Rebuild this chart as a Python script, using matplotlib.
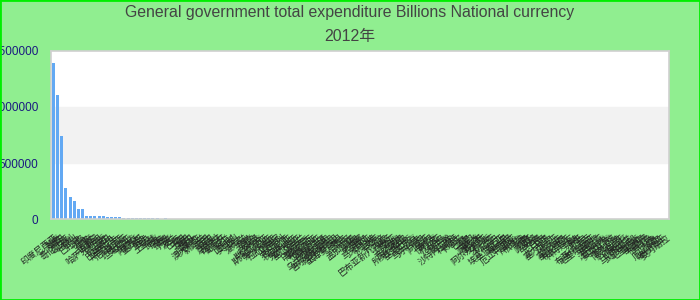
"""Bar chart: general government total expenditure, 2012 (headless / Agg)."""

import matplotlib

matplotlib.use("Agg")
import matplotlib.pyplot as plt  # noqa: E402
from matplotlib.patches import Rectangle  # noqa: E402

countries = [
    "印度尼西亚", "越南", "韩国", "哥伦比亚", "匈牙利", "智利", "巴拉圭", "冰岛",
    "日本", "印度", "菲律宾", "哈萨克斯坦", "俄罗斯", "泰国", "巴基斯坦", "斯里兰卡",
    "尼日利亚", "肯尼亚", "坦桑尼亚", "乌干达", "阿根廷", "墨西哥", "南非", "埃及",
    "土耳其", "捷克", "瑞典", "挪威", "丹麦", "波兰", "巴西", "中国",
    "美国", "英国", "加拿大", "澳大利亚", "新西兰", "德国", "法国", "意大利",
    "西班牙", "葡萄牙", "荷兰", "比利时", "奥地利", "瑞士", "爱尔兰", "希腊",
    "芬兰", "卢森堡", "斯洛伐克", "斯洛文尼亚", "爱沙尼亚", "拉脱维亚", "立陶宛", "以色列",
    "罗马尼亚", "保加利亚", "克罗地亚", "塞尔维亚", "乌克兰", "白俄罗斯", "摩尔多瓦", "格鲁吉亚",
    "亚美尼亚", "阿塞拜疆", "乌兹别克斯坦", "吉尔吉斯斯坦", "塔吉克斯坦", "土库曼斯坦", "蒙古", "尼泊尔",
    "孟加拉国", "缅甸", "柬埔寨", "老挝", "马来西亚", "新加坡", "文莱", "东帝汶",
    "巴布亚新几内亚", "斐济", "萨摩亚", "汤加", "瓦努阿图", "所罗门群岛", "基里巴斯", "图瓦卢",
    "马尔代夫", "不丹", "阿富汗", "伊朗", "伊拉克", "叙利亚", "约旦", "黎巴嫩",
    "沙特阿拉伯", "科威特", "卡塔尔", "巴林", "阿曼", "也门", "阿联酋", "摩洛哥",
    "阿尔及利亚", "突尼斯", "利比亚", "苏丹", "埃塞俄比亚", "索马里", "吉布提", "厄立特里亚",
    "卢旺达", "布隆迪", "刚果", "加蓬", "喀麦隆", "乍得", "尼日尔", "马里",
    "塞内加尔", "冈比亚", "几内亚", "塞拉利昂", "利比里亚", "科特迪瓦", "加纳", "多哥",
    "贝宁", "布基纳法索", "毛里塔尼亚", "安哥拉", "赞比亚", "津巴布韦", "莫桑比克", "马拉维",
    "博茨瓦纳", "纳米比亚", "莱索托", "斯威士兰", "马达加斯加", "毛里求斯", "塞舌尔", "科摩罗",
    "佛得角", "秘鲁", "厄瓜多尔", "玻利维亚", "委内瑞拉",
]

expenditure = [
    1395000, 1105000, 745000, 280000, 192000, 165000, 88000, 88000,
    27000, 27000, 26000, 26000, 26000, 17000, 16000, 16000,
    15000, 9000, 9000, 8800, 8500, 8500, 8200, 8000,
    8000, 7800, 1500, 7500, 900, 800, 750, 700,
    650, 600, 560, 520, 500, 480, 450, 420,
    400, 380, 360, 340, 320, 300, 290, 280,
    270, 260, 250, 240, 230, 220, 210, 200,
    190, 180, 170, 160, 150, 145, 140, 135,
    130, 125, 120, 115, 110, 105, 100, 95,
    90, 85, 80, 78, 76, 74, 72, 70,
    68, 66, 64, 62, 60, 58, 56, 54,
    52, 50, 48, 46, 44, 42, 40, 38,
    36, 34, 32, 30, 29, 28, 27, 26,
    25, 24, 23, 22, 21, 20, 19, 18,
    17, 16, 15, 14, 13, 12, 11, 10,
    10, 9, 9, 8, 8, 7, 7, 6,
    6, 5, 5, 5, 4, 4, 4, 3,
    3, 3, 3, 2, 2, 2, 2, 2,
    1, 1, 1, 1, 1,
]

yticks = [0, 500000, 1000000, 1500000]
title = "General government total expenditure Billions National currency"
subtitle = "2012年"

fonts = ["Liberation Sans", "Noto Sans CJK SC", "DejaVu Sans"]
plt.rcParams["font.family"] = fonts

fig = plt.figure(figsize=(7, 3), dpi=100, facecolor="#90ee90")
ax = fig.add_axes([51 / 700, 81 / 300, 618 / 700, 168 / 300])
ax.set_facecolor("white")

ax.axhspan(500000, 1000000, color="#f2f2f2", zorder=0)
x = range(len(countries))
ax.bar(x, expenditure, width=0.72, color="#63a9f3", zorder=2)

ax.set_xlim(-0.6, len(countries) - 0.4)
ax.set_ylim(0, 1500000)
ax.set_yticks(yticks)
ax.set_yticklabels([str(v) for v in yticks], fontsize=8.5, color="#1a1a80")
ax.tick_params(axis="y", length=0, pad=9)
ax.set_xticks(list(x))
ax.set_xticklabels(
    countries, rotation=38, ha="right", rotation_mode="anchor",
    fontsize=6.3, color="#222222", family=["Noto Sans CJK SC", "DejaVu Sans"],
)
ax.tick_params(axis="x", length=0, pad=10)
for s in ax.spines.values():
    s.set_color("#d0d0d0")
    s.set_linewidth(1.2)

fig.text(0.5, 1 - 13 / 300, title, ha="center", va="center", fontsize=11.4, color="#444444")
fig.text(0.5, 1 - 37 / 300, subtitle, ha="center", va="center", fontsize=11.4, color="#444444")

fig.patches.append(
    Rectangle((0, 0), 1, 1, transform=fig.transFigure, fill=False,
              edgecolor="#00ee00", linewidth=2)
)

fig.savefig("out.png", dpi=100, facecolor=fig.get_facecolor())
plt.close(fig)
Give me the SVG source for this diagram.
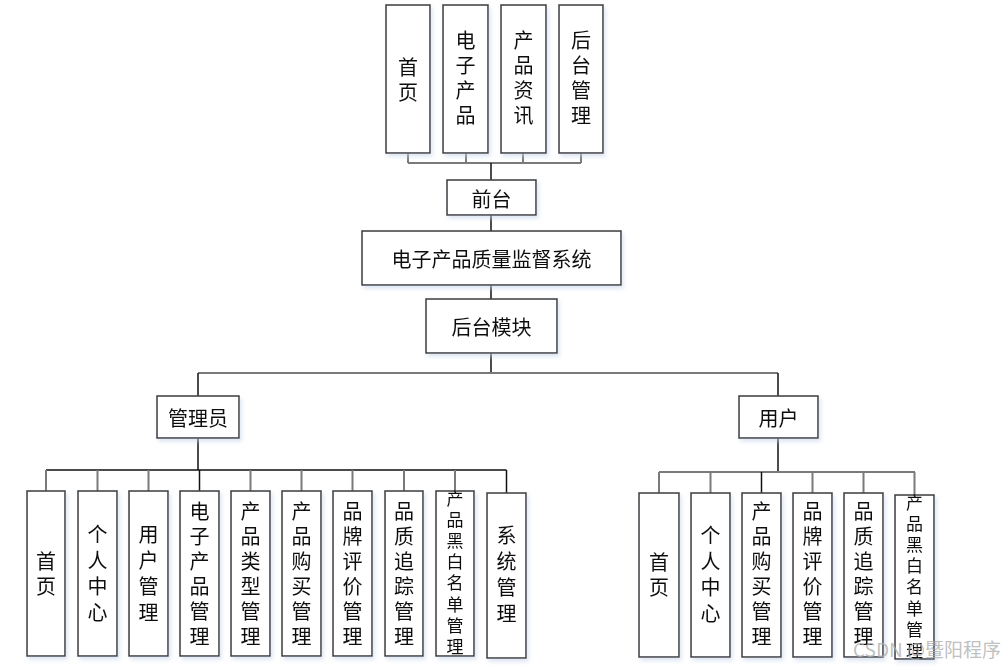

★ ★ ★

## What is asked:
Extract every line of the data exactly; pictures stay out.

## Written answer:
Rebuild this chart as a Python script, using matplotlib.
"""Bar chart: general government total expenditure, 2012 (headless / Agg)."""

import matplotlib

matplotlib.use("Agg")
import matplotlib.pyplot as plt  # noqa: E402
from matplotlib.patches import Rectangle  # noqa: E402

countries = [
    "印度尼西亚", "越南", "韩国", "哥伦比亚", "匈牙利", "智利", "巴拉圭", "冰岛",
    "日本", "印度", "菲律宾", "哈萨克斯坦", "俄罗斯", "泰国", "巴基斯坦", "斯里兰卡",
    "尼日利亚", "肯尼亚", "坦桑尼亚", "乌干达", "阿根廷", "墨西哥", "南非", "埃及",
    "土耳其", "捷克", "瑞典", "挪威", "丹麦", "波兰", "巴西", "中国",
    "美国", "英国", "加拿大", "澳大利亚", "新西兰", "德国", "法国", "意大利",
    "西班牙", "葡萄牙", "荷兰", "比利时", "奥地利", "瑞士", "爱尔兰", "希腊",
    "芬兰", "卢森堡", "斯洛伐克", "斯洛文尼亚", "爱沙尼亚", "拉脱维亚", "立陶宛", "以色列",
    "罗马尼亚", "保加利亚", "克罗地亚", "塞尔维亚", "乌克兰", "白俄罗斯", "摩尔多瓦", "格鲁吉亚",
    "亚美尼亚", "阿塞拜疆", "乌兹别克斯坦", "吉尔吉斯斯坦", "塔吉克斯坦", "土库曼斯坦", "蒙古", "尼泊尔",
    "孟加拉国", "缅甸", "柬埔寨", "老挝", "马来西亚", "新加坡", "文莱", "东帝汶",
    "巴布亚新几内亚", "斐济", "萨摩亚", "汤加", "瓦努阿图", "所罗门群岛", "基里巴斯", "图瓦卢",
    "马尔代夫", "不丹", "阿富汗", "伊朗", "伊拉克", "叙利亚", "约旦", "黎巴嫩",
    "沙特阿拉伯", "科威特", "卡塔尔", "巴林", "阿曼", "也门", "阿联酋", "摩洛哥",
    "阿尔及利亚", "突尼斯", "利比亚", "苏丹", "埃塞俄比亚", "索马里", "吉布提", "厄立特里亚",
    "卢旺达", "布隆迪", "刚果", "加蓬", "喀麦隆", "乍得", "尼日尔", "马里",
    "塞内加尔", "冈比亚", "几内亚", "塞拉利昂", "利比里亚", "科特迪瓦", "加纳", "多哥",
    "贝宁", "布基纳法索", "毛里塔尼亚", "安哥拉", "赞比亚", "津巴布韦", "莫桑比克", "马拉维",
    "博茨瓦纳", "纳米比亚", "莱索托", "斯威士兰", "马达加斯加", "毛里求斯", "塞舌尔", "科摩罗",
    "佛得角", "秘鲁", "厄瓜多尔", "玻利维亚", "委内瑞拉",
]

expenditure = [
    1395000, 1105000, 745000, 280000, 192000, 165000, 88000, 88000,
    27000, 27000, 26000, 26000, 26000, 17000, 16000, 16000,
    15000, 9000, 9000, 8800, 8500, 8500, 8200, 8000,
    8000, 7800, 1500, 7500, 900, 800, 750, 700,
    650, 600, 560, 520, 500, 480, 450, 420,
    400, 380, 360, 340, 320, 300, 290, 280,
    270, 260, 250, 240, 230, 220, 210, 200,
    190, 180, 170, 160, 150, 145, 140, 135,
    130, 125, 120, 115, 110, 105, 100, 95,
    90, 85, 80, 78, 76, 74, 72, 70,
    68, 66, 64, 62, 60, 58, 56, 54,
    52, 50, 48, 46, 44, 42, 40, 38,
    36, 34, 32, 30, 29, 28, 27, 26,
    25, 24, 23, 22, 21, 20, 19, 18,
    17, 16, 15, 14, 13, 12, 11, 10,
    10, 9, 9, 8, 8, 7, 7, 6,
    6, 5, 5, 5, 4, 4, 4, 3,
    3, 3, 3, 2, 2, 2, 2, 2,
    1, 1, 1, 1, 1,
]

yticks = [0, 500000, 1000000, 1500000]
title = "General government total expenditure Billions National currency"
subtitle = "2012年"

fonts = ["Liberation Sans", "Noto Sans CJK SC", "DejaVu Sans"]
plt.rcParams["font.family"] = fonts

fig = plt.figure(figsize=(7, 3), dpi=100, facecolor="#90ee90")
ax = fig.add_axes([51 / 700, 81 / 300, 618 / 700, 168 / 300])
ax.set_facecolor("white")

ax.axhspan(500000, 1000000, color="#f2f2f2", zorder=0)
x = range(len(countries))
ax.bar(x, expenditure, width=0.72, color="#63a9f3", zorder=2)

ax.set_xlim(-0.6, len(countries) - 0.4)
ax.set_ylim(0, 1500000)
ax.set_yticks(yticks)
ax.set_yticklabels([str(v) for v in yticks], fontsize=8.5, color="#1a1a80")
ax.tick_params(axis="y", length=0, pad=9)
ax.set_xticks(list(x))
ax.set_xticklabels(
    countries, rotation=38, ha="right", rotation_mode="anchor",
    fontsize=6.3, color="#222222", family=["Noto Sans CJK SC", "DejaVu Sans"],
)
ax.tick_params(axis="x", length=0, pad=10)
for s in ax.spines.values():
    s.set_color("#d0d0d0")
    s.set_linewidth(1.2)

fig.text(0.5, 1 - 13 / 300, title, ha="center", va="center", fontsize=11.4, color="#444444")
fig.text(0.5, 1 - 37 / 300, subtitle, ha="center", va="center", fontsize=11.4, color="#444444")

fig.patches.append(
    Rectangle((0, 0), 1, 1, transform=fig.transFigure, fill=False,
              edgecolor="#00ee00", linewidth=2)
)

fig.savefig("out.png", dpi=100, facecolor=fig.get_facecolor())
plt.close(fig)
Give me the SVG source for this diagram.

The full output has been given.